Akdeniz kıyıları Afganistan olmasın
Cumhurbaşkanı Gül, BM’nin 68. Dönem Genel Kurulu toplantılarının ‘Liderler Diyaloğu: Vizyondan Eyleme’ başlıklı oturumunda da konuştu. Heyet başkanlarına Türkevi’nde resepsiyon veren Gül’ün görüştüğü liderler arasında Fransa Cumhurbaşkanı François Hollande ve Katar Emiri Hamad Bin El Thani de vardı. ABD’nin saygın gazetelerinden Washington Post, Cumhurbaşkanı Gül’ün Lally Weymouth’a verdiği röportajı yayınladı. Cumhurbaşkanlığı’na yeniden aday olup olmayacağını açıklamak için 1 yıl daha vakti olduğunu söyleyen Gül, Suriye konusunda ‘Esad’ın gitmesi gerektiği’ çağrısıyla şu mesajları verdi: “Suriye’de işleri kendi haline bırakırsak Afganistan’da olanların Akdeniz kıyılarında da yaşanma tehlikesi var. Buna müsamaha gösteremeyiz. Kendi haline bırakılırsa halk önce aşırı, sonra radikal ve sonra da terörist olur. En baştan güçlü bir tepki vermemiz gerekirdi. İşler 6 ay, 1 yıl daha böyle sürerse, pek çok üyesi olan güçlü gruplar belirecek. Onları dağıtmak çok zor olacak. Suriye’de yaşananlardan bence herkes sorumlu. ABD güçlü. Güçlü olanlar bu gücü son çare olarak sergilerler. Kapsamlı bir siyasi stratejinin parçası olmayan askeri müdahale sonuç vermez. Rusya ve İran’ın da bu görüşmelere katılması gerektiğini hep söyledim. (Türkiye’nin El Kaide’ye yakın
Nusra Cephesi gibi radikallere yardım gitmesine izin vermesi suçlamaları) Böyle bir suçlamayı kabul etmem. Aşırılar Türkiye’ye gelmiyor. Demokrasi için çalışan ılımlılar Türkiye’de buluşuyor.

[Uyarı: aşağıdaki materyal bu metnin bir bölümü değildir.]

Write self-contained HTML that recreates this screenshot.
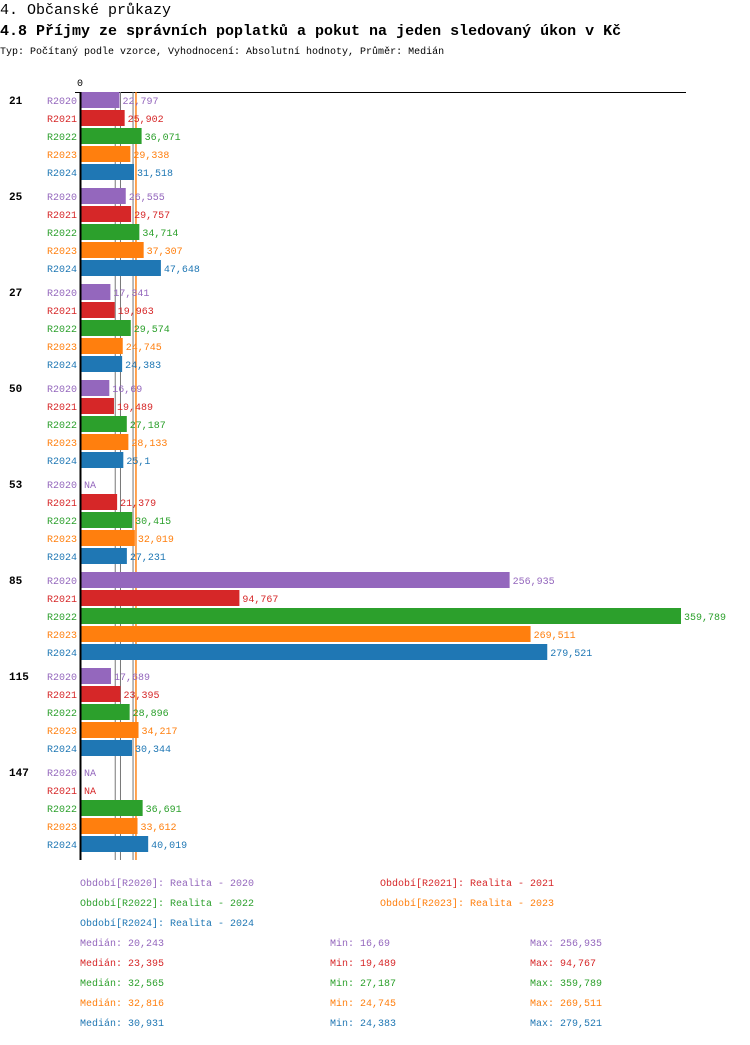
<!DOCTYPE html>
<html><head><meta charset="utf-8"><style>
body{margin:0;background:#fff;}
svg text{font-family:"Liberation Mono",monospace;}
</style></head><body>
<svg id="s" width="750" height="1040" xmlns="http://www.w3.org/2000/svg">
<text x="0" y="14" font-size="15" fill="#000">4. Občanské průkazy</text>
<text x="0" y="35" font-size="15" font-weight="bold" fill="#000">4.8 Příjmy ze správních poplatků a pokut na jeden sledovaný úkon v Kč</text>
<text x="0" y="54" font-size="10" fill="#000">Typ: Počítaný podle vzorce, Vyhodnocení: Absolutní hodnoty, Průměr: Medián</text>
<text x="80" y="86" font-size="10" text-anchor="middle" fill="#000">0</text>
<line x1="75" y1="92.5" x2="686" y2="92.5" stroke="#000" stroke-width="1"/>
<g id="g"></g>
</svg>
<script>
var cols=["#9467bd","#d62728","#2ca02c","#ff7f0e","#1f77b4"];
var names=["R2020","R2021","R2022","R2023","R2024"];
var groups=[["21",[22797,25902,36071,29338,31518]],["25",[26555,29757,34714,37307,47648]],["27",[17341,19963,29574,24745,24383]],["50",[16690,19489,27187,28133,25100]],["53",[null,21379,30415,32019,27231]],["85",[256935,94767,359789,269511,279521]],["115",[17689,23395,28896,34217,30344]],["147",[null,null,36691,33612,40019]]];
var fmt=function(v){if(v===16690)return"16,69";if(v===25100)return"25,1";return v.toLocaleString("en-US");};
var k=(681-81.5)/359789,h="";
var med=[20243,23395,32565,32816,30931];
var lc=["#777","#777","#ff7f0e","#ff7f0e","#777"];
med.forEach(function(m,j){var x=81.5+m*k;h+='<line x1="'+x+'" y1="92" x2="'+x+'" y2="860" stroke="'+lc[j]+'" stroke-width="1"/>';});
groups.forEach(function(g,i){var y0=92+96*i;
h+='<text x="9" y="'+(y0+12)+'" font-size="11" font-weight="bold" fill="#000">'+g[0]+'</text>';
g[1].forEach(function(v,j){var y=y0+18*j;
h+='<text x="77" y="'+(y+12)+'" font-size="10" text-anchor="end" fill="'+cols[j]+'">'+names[j]+'</text>';
if(v===null){h+='<text x="84" y="'+(y+12)+'" font-size="10" fill="'+cols[j]+'">NA</text>';}
else{var w=v*k;h+='<rect x="81.5" y="'+y+'" width="'+w+'" height="16" fill="'+cols[j]+'"/>';
h+='<text x="'+(81.5+w+3)+'" y="'+(y+12)+'" font-size="10" fill="'+cols[j]+'">'+fmt(v)+'</text>';}
});});
h+='<line x1="80.5" y1="92" x2="80.5" y2="860" stroke="#000" stroke-width="2"/>';
var leg=[[80,886,0,"Období[R2020]: Realita - 2020"],[380,886,1,"Období[R2021]: Realita - 2021"],[80,906,2,"Období[R2022]: Realita - 2022"],[380,906,3,"Období[R2023]: Realita - 2023"],[80,926,4,"Období[R2024]: Realita - 2024"]];
leg.forEach(function(l){h+='<text x="'+l[0]+'" y="'+l[1]+'" font-size="10" fill="'+cols[l[2]]+'">'+l[3]+'</text>';});
var st=[["20,243","16,69","256,935"],["23,395","19,489","94,767"],["32,565","27,187","359,789"],["32,816","24,745","269,511"],["30,931","24,383","279,521"]];
st.forEach(function(s,j){var y=946+20*j;
h+='<text x="80" y="'+y+'" font-size="10" fill="'+cols[j]+'">Medián: '+s[0]+'</text>';
h+='<text x="330" y="'+y+'" font-size="10" fill="'+cols[j]+'">Min: '+s[1]+'</text>';
h+='<text x="530" y="'+y+'" font-size="10" fill="'+cols[j]+'">Max: '+s[2]+'</text>';});
document.getElementById("g").innerHTML=h;
</script>
</body></html>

Suriye’yi krizden çıkaracak siyasi strateji zamanı
NEW York’ta, BM Genel Sekreteri Ban Ki-Moon ile görüşen Cumhurbaşkanı Abdullah Gül, Suriye’de krizden çıkılmasını sağlayacak kapsamlı bir siyasi strateji belirlenmesi gerektiğini vurguladı. Gül, görüşmede Suriye’deki kimyasal silahların temizlenmesine ilişkin anlaşmanın olumlu olduğunu, konunun sadece kimyasal silahlar olmadığını söyledi. Suriye’de krizden çıkılmasını sağlayacak kapsamlı bir siyasi stratejinin belirlenmesi gerektiğini anlatan Cumhurbaşkanı, BM’nin itibarı ve güvenilirliği açısından artık somut adım atılmasının vaktinin geldiğini vurguladı. Görüşmede, Kıbrıs ve Ortadoğu müzakereleri de gündeme geldi. Daha sonra Irak Cumhurbaşkanı Yardımcısı Huzai’yi kabul eden Gül, Türkiye’nin, Irak halkının tüm kesimlerini kucakladığını ve bu ülkenin istikrar, güvenlik ve refahının Türkiye için önemli olduğunu söyledi. Kısa süre önce Irak Meclis Başkanı Nuceyfi başkanlığında bir heyetin Türkiye’ye geldiğini anlatan Huzai ise bu ziyaretlerin devam edeceğini belirtti. Gül’ün eşi Hayrünnisa Gül ise Ban Ki-Moon’un eşi Ban Soon-taek tarafından heyet başkanlarının eşleri onuruna düzenlenen çay davetine katıldı.